Ayat ini mengandung makna yang umum mencakup setiap orang yang menyeru
manusia kepada kebaikan, sedangkan dia sendiri mengerjakannya dengan penuh
konsekuen, dan orang yang paling utama dalam hal ini adalah Rasulullah Saw.
Demikianlah menurut pendapat Muhammad ibnu Sirin, As-Saddi, dan Abdur Rahman
ibnu Zaid ibnu Aslam.
Menurut pendapat yang lain, makna yang dimaksud adalah para juru azan yang
saleh, seperti yang disebutkan di dalam kitab Sahih Muslim melalui salah
satu hadisnya yang mengatakan:
"الْمُؤَذِّنُونَ
أَطْوَلُ النَّاسِ أَعْنَاقًا يَوْمَ الْقِيَامَةِ"

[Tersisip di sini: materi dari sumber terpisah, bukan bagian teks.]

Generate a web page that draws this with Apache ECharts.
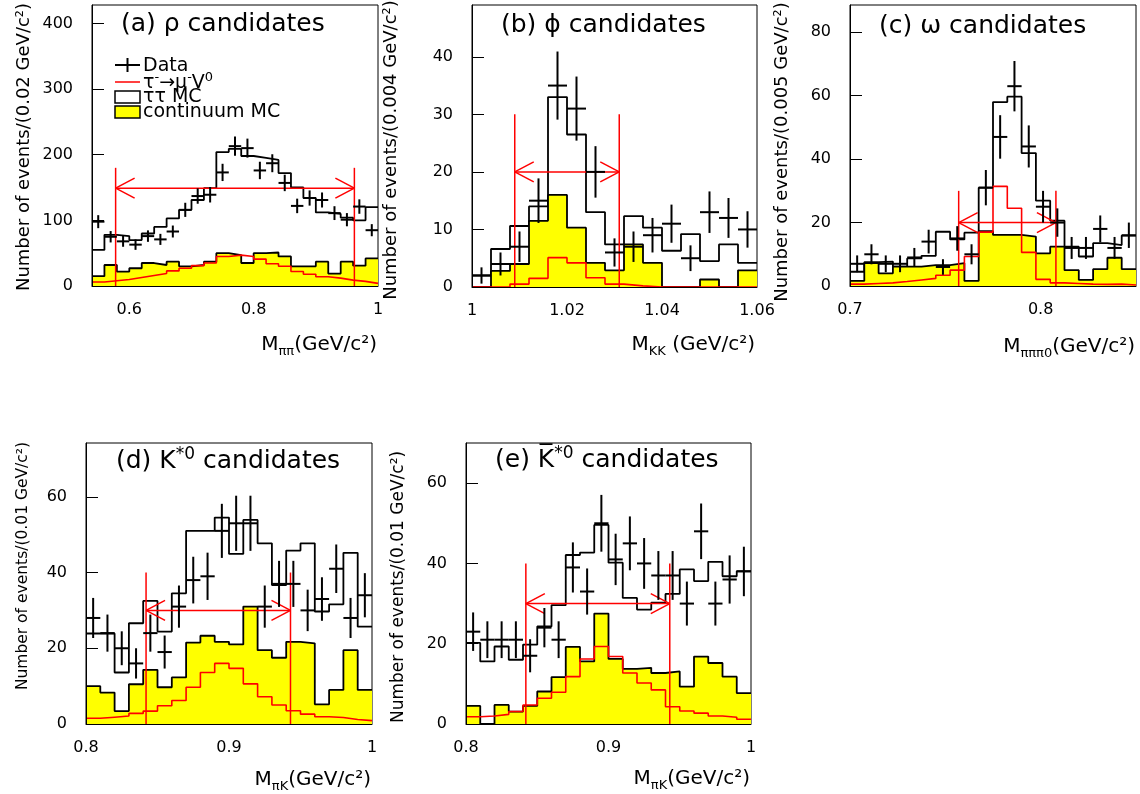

juru azan adalah orang yang paling panjang lehernya (terhormat)
kelak di hari kiamat.
Dan di dalam kitab sunan disebutkan melalui salah satu hadisnya yang
berpredikat marfu':
"الْإِمَامُ
ضَامِنٌ، وَالْمُؤَذِّنُ مُؤْتَمَنٌ، فَأَرْشَدَ اللَّهُ الْأَئِمَّةَ، وَغَفَرَ
لِلْمُؤَذِّنِينَ"
Imam adalah penjamin, dan juru azan adalah orang yang dipercaya. Maka
Allah memberi petunjuk kepada para imam, dan memberi ampun bagi para juru
azan.
Ibnu Abu Hatim mengatakan, telah menceritakan kepada kami Ali ibnul Husain,
telah menceritakan kepada kami Muhammad ibnu Urwah, telah menceritakan kepada
kami Gassan kadi Hirah. Abu Zar'ah mengatakan pula, telah menceritakan kepada
kami Ibrahim ibnuTuhman, dari Matar, dari Al-Hasan, dari Sa'd ibnu Abu Waqqas
r.a. yang mengatakan bahwa anak panah juru azan di sisi Allah Swt. pada hari
kiamat sama dengan anak panah mujahidin. Seorang juru azan di antara azan dan
iqamahnya sama (pahalanya) dengan seorang mujahid yang berlumuran darahnya di
jalan Allah.
Ibnu Mas'ud r.a. telah mengatakan bahwa seandainya dirinya ditugaskan menjadi
juru azan, maka ia tidak peduli lagi dengan ibadah haji, tidak pula dengan
ibadah umrah, tidak pula dengan jihad.
Umar ibnul Khattab r.a. telah mengatakan, "Seandainya aku menjadi juru azan,
sempurnalah urusanku dan aku tidak mempedulikan lagi untuk tidak berdiri di
malam hari salat sunat, tidak pula puasa (sunat) di siang harinya, karena aku
pernah mendengar Rasulullah Saw. berdoa:
"اللَّهُمَّ
اغْفِرْ لِلْمُؤَذِّنِينَ"
'Ya Allah, berilah ampunan bagi orang-orang yang azan.'
sebanyak tiga kali. Lalu aku bertanya, 'Wahai Rasulullah, engkau tinggalkan
kami (dalam doamu), padahal kami berjuang dengan pedang untuk membela seruan
azan.' Rasulullah Saw. bersabda:
"كَلَّا
يَا عُمَرُ، إِنَّهُ يَأْتِي عَلَى النَّاسِ زَمَانٌ يَتْرُكُونَ الْأَذَانَ عَلَى
ضُعَفَائِهِمْ، وَتِلْكَ لُحُومٌ حَرَّمَهَا اللَّهُ عَلَى النَّارِ، لُحُومُ
الْمُؤَذِّنِينَ"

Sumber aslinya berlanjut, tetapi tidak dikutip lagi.